As Mobile World Congress 2015 wound down at the end of last week, organizers the GSMA declared it the biggest and best ever. The statistics were truly impressive, with 93,000 visitors to the event — 52% of whom were C-level executives — and more than 2,000 exhibitors (both up about 10% on MWC14) with record numbers of CEOs, senior government officials and journalists/analysts in attendance.
There were a lot of headline grabbers, from controversial keynotes and surprise winners of the prestigious Global Mobile Awards, to the confirmation of the Internet of Things (IoT) and 5G as the centrepieces of the industry’s attention and investments going forward. Buzzwords from vendors, many of whom organised impressive demonstrations, presentations and seminars, included Big Data Analytics, Network Function Virtualisation (NFV) and Software Defined Networks (SDN), spectrum-use efficiency and technologies to allow operators to monetize exponentially-growing data usage.

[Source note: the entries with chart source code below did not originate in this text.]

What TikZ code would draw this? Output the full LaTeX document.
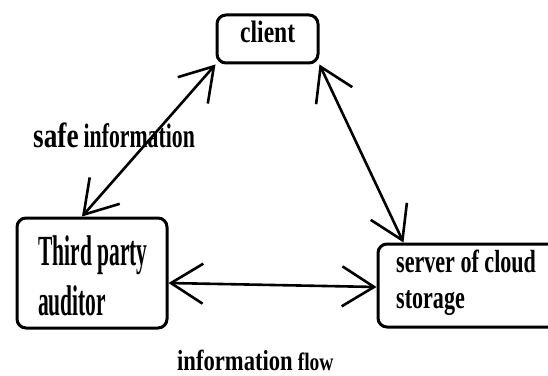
\documentclass[tikz,border=0pt]{standalone}
\usepackage{fontspec}
\setmainfont{Liberation Serif}
\usepackage{graphicx}
\usetikzlibrary{arrows.meta}
\newcommand{\sqz}[3]{\scalebox{#1}[1]{\fontsize{#2pt}{#2pt}\selectfont\bfseries #3}}
\begin{document}
\begin{tikzpicture}[x=1pt,y=1pt,
  box/.style={draw, line width=3pt, rounded corners=9pt, inner sep=0pt},
  lbl/.style={anchor=base west, inner sep=0pt},
  link/.style={line width=2.6pt, {Straight Barb[length=32pt,width=40pt]}-{Straight Barb[length=32pt,width=40pt]}}]
\useasboundingbox (0,0) rectangle (548,375);
\fill[white] (0,0) rectangle (548,375);
\clip (0,0) rectangle (548,375);
% boxes
\node[box, minimum width=101pt, minimum height=48pt] (client) at (267.5,336) {};
\node[box, minimum width=150pt, minimum height=110pt] (tpa) at (92,102) {};
\node[box, minimum width=192pt, minimum height=83pt] (server) at (474,89.5) {};
% texts
\node[lbl] (clientlbl) at (240,332) {\sqz{0.76}{31}{client}};
\node[lbl] (tpalbl1) at (38,110) {\sqz{0.5}{43}{Third party}};
\node[lbl] (tpalbl2) at (38,60) {\sqz{0.5}{43}{auditor}};
\node[lbl] (srvlbl1) at (396,103) {\sqz{0.69}{32}{server of cloud}};
\node[lbl] (srvlbl2) at (396,67) {\sqz{0.69}{32}{storage}};
\node[lbl] (safelbl) at (33,227) {\sqz{0.78}{35}{safe}\hspace{5pt}\sqz{0.64}{34}{information}};
\node[lbl] (flowlbl) at (177,5) {\sqz{0.78}{29}{information}\hspace{5pt}\sqz{0.78}{25}{flow}};
% connectors
\draw[link] (client.south west) -- ([xshift=-10pt]tpa.north);
\draw[link] (client.south east) -- ([xshift=27pt]server.north west);
\draw[link] ([yshift=-10pt]tpa.east) -- ([yshift=-1.5pt]server.west);
\end{tikzpicture}
\end{document}
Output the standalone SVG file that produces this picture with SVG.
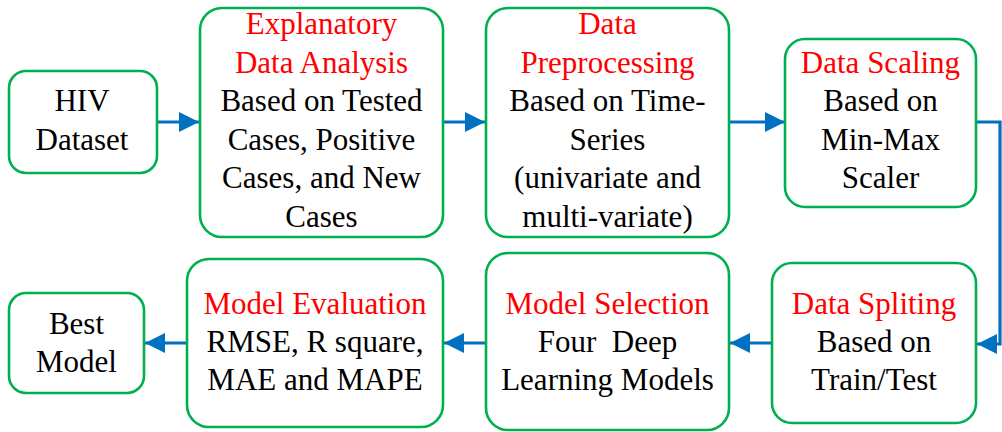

MWC became the MOU show, with hundreds of memoranda of understanding being signed. Perhaps more co-operation agreements to work together on new technologies and business models were signed in the week of MWC than would normally be seen in the rest of the year.
There was a glitz-krieg of new products, with the star of the show being Samsung’s new Galaxy S6 smartphone—although more than 30 smartphones from all the major vendors (except, of course Apple which has its own presentational event on Monday March 9) and some minor ones as well were unveiled. Device makers also launched a plethora of new wearables from watches (pre-empting the expected iWatch launch on Monday), through wristbands to glasses and an attention-grabbing 3D virtual reality headset from HTC.
But at the end of the day, there was a feeling of unfinished business and a general miasma of worry hanging over the mobile service providers in particular. And this was to do with the issues underlying the topic of Net Neutrality, which was talked up by US Federal Communications Commission Chairman Tom Wheeler during the opening day keynote. Wheeler was shot down in flames not just by operators and vendors, who objected to him becoming the de facto arbiter of new business models, but also by his fellow FCC Commissioner Michael O’Reilly. Facebook founder Mark Zuckerberg gave a diplomatic presentation during the following day’s keynote about the advantages of operators and OTT providers working together.
Against this background, operators talked behind the scenes about the issues underlying net neutrality. They expressed concerns about the lack of regulation of OTT players, despite strict regulation of themselves, and stressed the need for a “level playing field.” They talked of the huge problems being caused by Google, Yahoo and others encrypting their network traffic, which means the network carrying it cannot manage it. Growth in revenue has been lagging growth in traffic for some time now, and the inability to properly manage networks is exacerbating the problem. And this leads on to the need for operators to be able to monetize the new mobile Internet traffic, particularly with the growing impact of the IoT. Because if they can’t monetize it, investment in new network rollout will dry up, and there is a real concern the FCC’s net-neutrality intervention will have precisely that effect—while the lighter-touch approach of the EC and EU could give a boost to European investments and allow Europe to catch up with the US in the wireless broadband stakes. Australia’s user-pays model shows what can be achieved.
There is a recognition amongst operators of a general need for a change in strategy and adoption of new technology, particularly younger executives. They are much more optimistic about the future than their older counterparts, who built the industry facing the very different challenges of the pre-data period. The pieces of the puzzle are there, and many were on show or up for discussion at MWC15. The challenge going ahead is to assemble the pieces before it is too late for some operators. The stark reality of the situation was outlined by the respected Cisco CEO John Chambers, who told a MWC15 press conference 50% of today’s service providers could be irrelevant in 10 years’ time as they fail to adapt in a fast-moving digital world.